De diferente, a bolha sanitária realizada para a realização da reta final da temporada, na Flórida. Diferente do mesmo modelo realizado para o masculino, na Disney, em Orlando, as equipes femininas tiveram mais dificuldades de estrutura em sua sede. Ainda assim, Damiris vê como outro grande aprendizado que 2020 trouxe para ela:
— Foi complicado não ter torcida, estar longe da família. Mesmo que esteja nos Estados Unidos, minha família vai visitar, temos contatos com os amigos e dessa vez não tivemos. Era só a galera do time e do hotel onde morávamos. A alimentação, quando queríamos comer alguma coisa diferente, levava três dias para ter contato com a comida, porque tinha que higienizar. Essa coisa pegou muito. Senti muita saudade de casa. Mas, por outro lado, o time se fechou muito. Fazíamos tudo junto, o tempo inteiro. Foi bom, porque só no olhar a gente estava se entendendo.
Torcedora do Caxias Basquete
Recentemente, Damiris declarou sua torcida para o KTO/Caxias do Sul Basquete no Novo Basquete Brasil (NBB). A relação dela com pessoas que moram na cidade fez com que a jogadora passasse quatro dias na Serra. Mesmo em férias, ela não descansou e realizou alguns treinamentos no Ginásio do Vascão para a manutenção da forma e na preparação para o retorno aos Estados Unidos.
- — Eu vim visitar o Eddy, que joga aqui no Caxias, e a Jenni (Jennifer Sirtoli, ala/pivô caxiense que atua no LSB, do Rio de Janeiro). Jogamos a seleção de base toda juntas, desde a sub-17 até a sub-19, passamos um período muito bom. E agora torço para Caxias. Vim para cá, treinei com o Léo (Gomes, auxiliar do KTO/Caxias Basquete), mas foram só quatro dias — diz Damiris, que além do apoio ao time masculino, espera algo a mais:
— É uma relação de carinho. A cidade me recebeu muito bem e estou torcendo para Caxias no NBB. E torcendo para Caxias montar um feminino também.
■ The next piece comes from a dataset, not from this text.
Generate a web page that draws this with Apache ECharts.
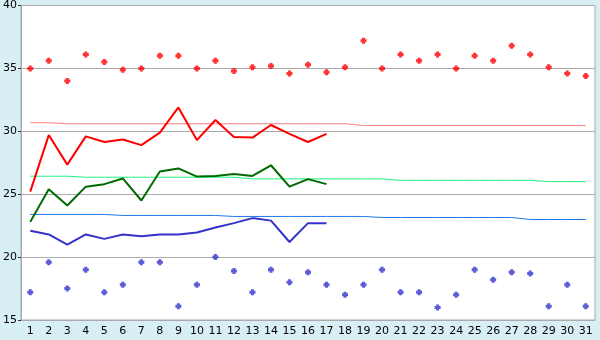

Muitas pessoas nem imaginam que Damiris Dantas passou por Caxias do Sul. Outras tantas, a encontraram e nem sabiam da importância dela para o mundo do basquete. O reconhecimento do esporte feminino ainda é uma luta constante de Damiris, mas, além das quadras, a atleta marca seu nome em busca de um mundo mais igual.